Peter Spadafore, deputy executive director of the Michigan Association of Superintendents and Administrators, told Bridge he was unaware that the state was not releasing locations of coronavirus outbreaks in schools and colleges, and would need to know more about it to comment.

The Whitmer administration’s refusal to name schools is reminiscent of its reluctance earlier this year to release the names of nursing homes that had reported confirmed cases of COVID-19. Even when it finally released the names in June — months after the March arrival of the virus in Michigan and under increasing pressure from families and lawmakers — the data was incomplete.

News of 14 school-related COVID-19 outbreaks comes as many of the state’s 1.5 million children in K-12 schools return to classrooms and college students return to campus. Several states where schools have already opened have already experienced highly publicized outbreaks. 

The University of North Carolina at Chapel Hill and Notre Dame, in South Bend, Indiana, both quickly reverted to online-only classes this week after coronavirus cases skyrocketed in the first few weeks of classes.

Michigan health care providers and laboratories are required to report confirmed COVID-19 cases to local health departments. Schools — public and private — must cooperate with health officials and contact tracing efforts, said Sutfin, the MDHHS spokesperson.

Confirmed coronavirus cases appear in the state’s daily updates of coronavirus cases, broken down by county.

But while local health departments, as well as schools and colleges, have the authority to identify schools that report COVID-19 cases, they are not required to do so, said Dr. Jennifer Morse, medical director for three health districts covering 19 counties in north and central Michigan. 

Nor have they historically done so, she said.

Naming specific schools — whether it’s about COVID or flu or pertussis cases — can trigger nothing more than gossip and guesswork about who was sick, said Linda Vail, health officer in Ingham County.

“You have to remember that the whole point is to find people who are potentially exposed,” she said.

Vail and other Ingham health officials did publicly identify East Lansing’s Harper’s Restaurant and Brewpub in June as a link to several COVID-19 cases. But the officials reasoned that, because contact tracing among strangers in a crowded bar was near-impossible, a public announcement alerted those who might have been exposed to watch for symptoms and possibly get tested for COVID-19 and quarantine.

Ultimately, 192 cases were linked to the bar, she said.

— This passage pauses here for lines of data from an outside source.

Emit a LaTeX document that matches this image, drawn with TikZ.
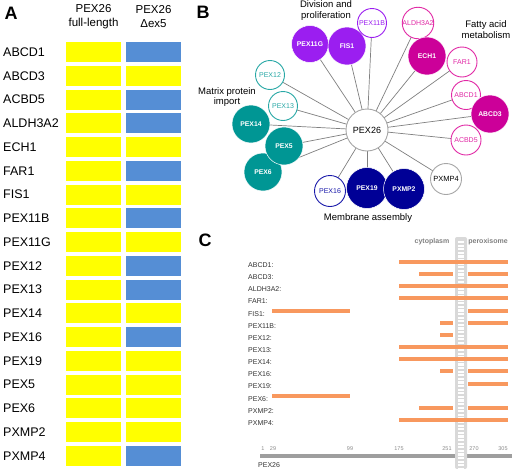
\documentclass[tikz,border=0pt]{standalone}
\usepackage{fontspec}
\setmainfont{Liberation Sans}
\definecolor{yel}{RGB}{255,255,0}
\definecolor{blu}{RGB}{85,142,213}
\definecolor{purp}{RGB}{155,30,240}
\definecolor{mag}{RGB}{204,0,153}
\definecolor{magl}{RGB}{225,40,165}
\definecolor{tealc}{RGB}{0,150,148}
\definecolor{teall}{RGB}{40,168,166}
\definecolor{navy}{RGB}{0,0,150}
\definecolor{navyl}{RGB}{25,25,170}
\definecolor{orng}{RGB}{248,152,94}
\definecolor{edgec}{RGB}{128,128,128}
\begin{document}
\begin{tikzpicture}[x=1pt,y=-1pt,
  yb/.style={fill=yel,minimum width=55pt,minimum height=20pt,inner sep=0pt},
  bb/.style={fill=blu,minimum width=55pt,minimum height=20pt,inner sep=0pt},
  alab/.style={anchor=west,inner sep=0pt,font=\fontsize{12.5}{14}\selectfont},
  hdr/.style={align=center,inner sep=0pt,font=\fontsize{11.5}{14}\selectfont},
  panel/.style={inner sep=0pt,font=\bfseries\fontsize{18}{18}\selectfont},
  fc/.style={circle,fill=#1,draw=white,line width=0.5pt,text=white,inner sep=0pt,font=\bfseries\fontsize{6.8}{8}\selectfont},
  oc/.style={circle,fill=white,draw=#1,line width=0.9pt,text=#1,inner sep=0pt,font=\fontsize{7}{8}\selectfont},
  grp/.style={align=center,inner sep=0pt,font=\fontsize{9.5}{10.5}\selectfont},
  edge/.style={draw=edgec,line width=0.7pt},
  clab/.style={anchor=west,inner sep=0pt,text=black!80,font=\fontsize{7}{8}\selectfont},
  tick/.style={inner sep=0pt,text=black!45,font=\fontsize{5.5}{6}\selectfont},
  bar/.style={draw=orng,line width=4pt},
  memb/.style={inner sep=0pt,text=black!50,font=\bfseries\fontsize{7}{8}\selectfont}
]
\useasboundingbox (0,0) rectangle (512,469);
\fill[white] (0,0) rectangle (512,469);

% ---------------- Panel A ----------------
\node[panel] (pA) at (11,13) {A};
\node[hdr] (h1) at (93.5,17) {PEX26\\full-length};
\node[hdr] (h2) at (153.5,17) {PEX26\\Δex5};
\foreach \n/\c [count=\i from 0] in {ABCD1/bb,ABCD3/yb,ACBD5/bb,ALDH3A2/bb,ECH1/yb,FAR1/bb,FIS1/yb,PEX11B/bb,PEX11G/yb,PEX12/bb,PEX13/bb,PEX14/yb,PEX16/bb,PEX19/yb,PEX5/yb,PEX6/yb,PXMP2/yb,PXMP4/bb}{
  \pgfmathsetmacro\yy{52+23.76*\i}
  \node[alab] (la\i) at (3,\yy) {\n};
  \node[yb] (ya\i) at (93.5,\yy) {};
  \node[\c] (ba\i) at (153.5,\yy) {};
}

% ---------------- Panel B ----------------
\node[panel] (pB) at (203,12) {B};
\coordinate (c26) at (367,130);
\coordinate (cPEX11G) at (310,44);
\coordinate (cFIS1) at (347,46);
\coordinate (cPEX11B) at (372,23);
\coordinate (cALDH) at (418,23);
\coordinate (cECH1) at (427,56);
\coordinate (cFAR1) at (462,62);
\coordinate (cABCD1) at (466,95);
\coordinate (cABCD3) at (490,114);
\coordinate (cACBD5) at (466,140);
\coordinate (cPXMP4) at (446,179);
\coordinate (cPXMP2) at (404,189);
\coordinate (cPEX19) at (367,188);
\coordinate (cPEX16) at (330,191);
\coordinate (cPEX6) at (263,172);
\coordinate (cPEX5) at (284,146);
\coordinate (cPEX14) at (251,124);
\coordinate (cPEX13) at (283,106);
\coordinate (cPEX12) at (270,75);

\foreach \t in {PEX11G,FIS1,PEX11B,ALDH,ECH1,FAR1,ABCD1,ABCD3,ACBD5,PXMP4,PXMP2,PEX19,PEX16,PEX6,PEX5,PEX14,PEX13,PEX12}
  \draw[edge] (c26) -- (c\t);

\node[oc=black!35,text=black,minimum size=42pt,font=\fontsize{9}{10}\selectfont] (n26) at (c26) {PEX26};

\node[fc=purp,minimum size=37pt] (nPEX11G) at (cPEX11G) {PEX11G};
\node[fc=purp,minimum size=38pt] (nFIS1) at (cFIS1) {FIS1};
\node[oc=purp,minimum size=29pt] (nPEX11B) at (cPEX11B) {PEX11B};

\node[oc=magl,minimum size=30pt] (nALDH) at (cALDH) {ALDH3A2};
\node[fc=mag,minimum size=38pt] (nECH1) at (cECH1) {ECH1};
\node[oc=magl,minimum size=30pt] (nFAR1) at (cFAR1) {FAR1};
\node[oc=magl,minimum size=29pt] (nABCD1) at (cABCD1) {ABCD1};
\node[fc=mag,minimum size=38pt] (nABCD3) at (cABCD3) {ABCD3};
\node[oc=magl,minimum size=30pt] (nACBD5) at (cACBD5) {ACBD5};

\node[oc=black!35,text=black,minimum size=31pt,font=\fontsize{7.5}{8}\selectfont] (nPXMP4) at (cPXMP4) {PXMP4};
\node[fc=navy,minimum size=41pt] (nPEX19) at (cPEX19) {PEX19};
\node[fc=navy,minimum size=41pt] (nPXMP2) at (cPXMP2) {PXMP2};
\node[oc=navyl,minimum size=31pt] (nPEX16) at (cPEX16) {PEX16};

\node[fc=tealc,minimum size=38pt] (nPEX14) at (cPEX14) {PEX14};
\node[fc=tealc,minimum size=38pt] (nPEX6) at (cPEX6) {PEX6};
\node[fc=tealc,minimum size=38pt] (nPEX5) at (cPEX5) {PEX5};
\node[oc=teall,minimum size=29pt] (nPEX13) at (cPEX13) {PEX13};
\node[oc=teall,minimum size=29pt] (nPEX12) at (cPEX12) {PEX12};

\node[grp] (gDiv) at (326,10.5) {Division and\\proliferation};
\node[grp] (gFat) at (486,29.5) {Fatty acid\\metabolism};
\node[grp] (gMat) at (227,97) {Matrix protein\\import};
\node[grp] (gMem) at (368,218) {Membrane assembly};

% ---------------- Panel C ----------------
\node[panel] (pC) at (205,240) {C};
\node[memb] (cyto) at (432,242) {cytoplasm};
\node[memb] (pero) at (488,242) {peroxisome};

% axis
\draw[draw=black!38,line width=4pt] (260,456) -- (512,456);
\node[tick] (t1) at (263,449) {1};
\node[tick] (t29) at (273,449) {29};
\node[tick] (t99) at (350,449) {99};
\node[tick] (t175) at (399,449) {175};
\node[tick] (t251) at (447,449) {251};
\node[tick] (t270) at (474,449) {270};
\node[tick] (t305) at (503,449) {305};
\node[anchor=west,inner sep=0pt,text=black!80,font=\fontsize{7}{8}\selectfont] (axl) at (258,465) {PEX26};

% membrane
\fill[black!15,rounded corners=2pt] (455,237) rectangle (467,469);
\draw[white,line width=6pt,dash pattern=on 2.2pt off 1.4pt] (461,241) -- (461,469);

\foreach \n [count=\i from 0] in {ABCD1,ABCD3,ALDH3A2,FAR1,FIS1,PEX11B,PEX12,PEX13,PEX14,PEX16,PEX19,PEX6,PXMP2,PXMP4}{
  \pgfmathsetmacro\yy{265+12.15*\i}
  \node[clab] (lc\i) at (248,\yy) {\n:};
}
\foreach \i/\a/\b in {0/399/508,1/419/453,1/468/508,2/399/508,3/399/508,4/272/350,4/468/508,5/440/453,5/468/508,6/440/453,7/399/508,8/399/508,9/440/453,9/468/508,10/468/508,11/272/350,12/419/453,12/468/508,13/399/508}{
  \pgfmathsetmacro\yy{262+12.15*\i}
  \draw[bar] (\a,\yy) -- (\b,\yy);
}
\end{tikzpicture}
\end{document}
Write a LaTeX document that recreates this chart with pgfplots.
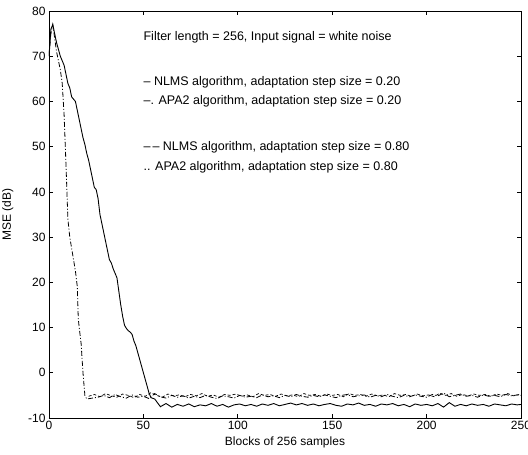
\documentclass[border=0pt]{standalone}
\usepackage{fontspec}
\setmainfont{Liberation Sans}
\usepackage{pgfplots}
\pgfplotsset{compat=1.18}

\begin{document}
\begin{tikzpicture}
\begin{axis}[
    scale only axis,
    width=472pt, height=407pt,
    xmin=0, xmax=250, ymin=-10, ymax=80,
    xtick={0,50,100,150,200,250},
    ytick={-10,0,10,20,30,40,50,60,70,80},
    tick align=inside,
    tick pos=both,
    major tick length=4pt,
    axis line style={line width=0.9pt},
    tick style={line width=0.7pt, black},
    /pgf/number format/assume math mode=true,
    tick label style={font=\fontsize{12}{14}\selectfont},
    xlabel={Blocks of 256 samples},
    ylabel={MSE (dB)},
    label style={font=\fontsize{12}{14}\selectfont},
    xlabel style={at={(axis description cs:0.5,0)}, yshift=-15pt, anchor=north},
    ylabel style={at={(axis description cs:-0.068,0.5)}, anchor=south},
    clip=true,
]
% NLMS, step 0.20 (solid)
\addplot[black, line width=0.9pt] coordinates {
(0,70) (1,76) (2,77) (3,75) (4,73) (5,71.5) (6,70) (7,69) (8,68) (9,66)
(10,64) (11,63) (12,61) (13,60.5) (14,60) (15,58) (16,56) (17,54) (18,52) (19,50.5)
(20,48.5) (21,47) (22,45) (23,43) (24,41) (25,40.5) (26,38.5) (27,35) (28,33) (29,31)
(30,29) (31,27) (32,25) (33,24.3) (34,23) (35,22) (36,21) (37,18) (38,15) (39,12.5)
(40,10.5) (41,9.8) (42,9.3) (43,9) (44,8.5) (45,7) (46,6) (47,4.5) (48,3) (49,1.5)
(50,0) (51,-1.5) (52,-3) (53,-4.5) (54,-5.5) (56,-5.8) (59,-7.5) (62,-6.8) (65,-7.6) (68,-7.0)
(71,-7.4) (74,-6.9) (77,-7.5) (80,-7.1) (83,-7.3) (86,-6.8) (89,-7.4) (92,-7.0) (95,-7.6) (98,-7.1)
(101,-6.9) (104,-7.3) (107,-7.0) (110,-7.4) (113,-6.9) (116,-7.2) (119,-6.8) (122,-7.3) (125,-7.0) (128,-6.7)
(131,-7.1) (134,-6.8) (137,-7.2) (140,-6.9) (143,-7.3) (146,-7.0) (149,-6.8) (152,-7.2) (155,-7.4) (158,-6.9)
(161,-7.1) (164,-6.7) (167,-7.2) (170,-7.0) (173,-7.4) (176,-6.9) (179,-7.1) (182,-6.8) (185,-7.3) (188,-7.0)
(191,-7.5) (194,-6.9) (197,-7.2) (200,-7.0) (203,-7.3) (206,-6.8) (209,-7.6) (212,-6.6) (215,-7.4) (218,-7.0)
(221,-7.3) (224,-6.9) (227,-7.2) (230,-7.0) (233,-7.4) (236,-6.9) (239,-7.1) (242,-7.3) (245,-6.9) (248,-7.1) (250,-7.0)
};
% APA2, step 0.20 (dash-dot)
\addplot[black, line width=0.8pt, dash pattern=on 5pt off 2pt on 1pt off 2pt] coordinates {
(0,70) (1,75) (2,77) (3,74) (4,71) (5,69) (6,67) (7,64) (8,57) (9,46)
(10,34) (11,30) (12,27.5) (13,25) (14,22.5) (15,19) (15.5,12) (16,10) (17,6.5) (18,0)
(19,-5) (20,-5.8) (23,-5.6) (26,-5.4) (29,-5.0) (32,-5.5) (35,-4.8) (38,-5.3) (41,-5.6) (44,-4.9)
(47,-5.4) (50,-5.2) (53,-5.7) (56,-4.6) (59,-5.3) (62,-5.6) (65,-5.0) (68,-5.4) (71,-5.1) (74,-5.6)
(77,-5.2) (80,-5.5) (83,-5.0) (86,-5.4) (89,-5.7) (92,-5.1) (95,-5.3) (98,-5.6) (101,-5.0) (104,-5.4)
(107,-5.2) (110,-5.5) (113,-4.9) (116,-5.3) (119,-5.1) (122,-5.5) (125,-5.0) (128,-5.3) (131,-4.8) (134,-5.2)
(137,-5.4) (140,-5.0) (143,-5.3) (146,-4.9) (149,-5.2) (152,-5.5) (155,-5.0) (158,-4.8) (161,-5.3) (164,-5.1)
(167,-4.9) (170,-5.4) (173,-5.0) (176,-5.3) (179,-4.8) (182,-5.2) (185,-5.5) (188,-5.0) (191,-5.3) (194,-4.9)
(197,-5.2) (200,-5.4) (203,-4.8) (206,-5.1) (209,-4.5) (212,-5.3) (215,-5.0) (218,-4.7) (221,-5.2) (224,-5.0)
(227,-5.4) (230,-4.9) (233,-5.2) (236,-5.0) (239,-5.3) (242,-4.8) (245,-5.1) (248,-4.9) (250,-5.0)
};
% NLMS, step 0.80 (dashed)
\addplot[black, line width=0.7pt, dash pattern=on 3pt off 2pt] coordinates {
(21,-5.2) (24,-4.8) (27,-5.3) (30,-4.6) (33,-5.1) (36,-5.4) (39,-4.7) (42,-5.0) (45,-5.5) (48,-4.8)
(51,-5.2) (54,-4.4) (57,-5.0) (60,-5.4) (63,-4.7) (66,-5.1) (69,-4.9) (72,-5.3) (75,-4.8) (78,-5.1)
(81,-4.6) (84,-5.2) (87,-4.9) (90,-5.4) (93,-4.8) (96,-5.0) (99,-4.7) (102,-5.2) (105,-4.9) (108,-5.3)
(111,-4.6) (114,-5.0) (117,-4.8) (120,-5.2) (123,-4.7) (126,-5.1) (129,-4.9) (132,-5.3) (135,-4.6) (138,-5.0)
(141,-4.8) (144,-5.2) (147,-4.7) (150,-5.0) (153,-4.8) (156,-5.3) (159,-4.6) (162,-5.0) (165,-4.8) (168,-5.2)
(171,-4.7) (174,-5.1) (177,-4.9) (180,-5.3) (183,-4.6) (186,-5.0) (189,-4.8) (192,-5.2) (195,-4.7) (198,-5.1)
(201,-4.9) (204,-5.3) (207,-4.5) (210,-5.0) (213,-4.6) (216,-5.2) (219,-4.8) (222,-5.1) (225,-4.7) (228,-5.0)
(231,-4.8) (234,-5.2) (237,-4.7) (240,-5.0) (243,-4.6) (246,-5.1) (249,-4.8)
};
\begin{scope}[every node/.style={anchor=west, inner sep=0pt, font=\fontsize{12.5}{14}\selectfont}]
\node at (axis cs:50,74.2) {Filter length = 256, Input signal = white noise};
\node at (axis cs:50,64.2) {– NLMS algorithm, adaptation step size = 0.20};
\node at (axis cs:50,60) {–. APA2 algorithm, adaptation step size = 0.20};
\node at (axis cs:50,49.9) {–\kern2pt– NLMS algorithm, adaptation step size = 0.80};
\node at (axis cs:50,45.5) {.. APA2 algorithm, adaptation step size = 0.80};
\end{scope}
\end{axis}
\pgfresetboundingbox
\useasboundingbox (-49pt,-37pt) rectangle (479pt,418pt);
\end{tikzpicture}
\end{document}
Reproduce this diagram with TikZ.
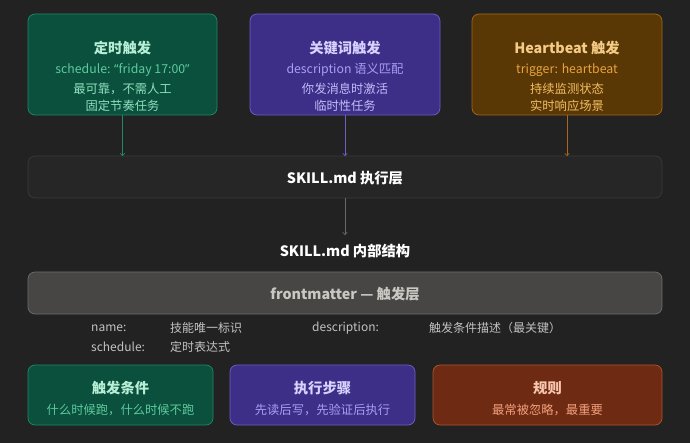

In contrast, a school can usually alert families whose children might have been exposed with letters or calls without making a public announcement. That helps protect the privacy of the person affected, Vail said.

“If it’s necessary to make a public notification, we do it. If it’s not, we don’t,” she said. 

In Oakland County, health officials have been ironing out reporting protocols on COVID-19 throughout the summer, said Calandra Anderson, a public health nurse overseeing back-to-school efforts there. 

If a school reports a case that then is verified, public health will begin contact tracing, Anderson said.

“If the person was in volleyball practice, we will work with the athletic director, or whoever is the closest to the situation so … that we can quarantine folks that need to be quarantined,” she said.

But when it comes to publicly releasing names of schools that report COVID — that hasn’t been decided yet, she said. It may depend on the size of an outbreak and the school’s response, she said.

A recent statewide poll conducted by EPIC-MRA for Bridge found that 51 percent of Michigan residents surveyed said they doubted their local schools would be safe to reopen in September. 

Tessa Rayment-Gruber, mother of a first-grader in East Lansing, said she’d want to know if there were confirmed coronavirus cases in her daughter’s school building. 

“We’re starting online but I have friends who have kids going into school buildings in Metro Detroit,” Rayment-Gruber said. “If they’re putting their children in those situations, they should be fully informed.”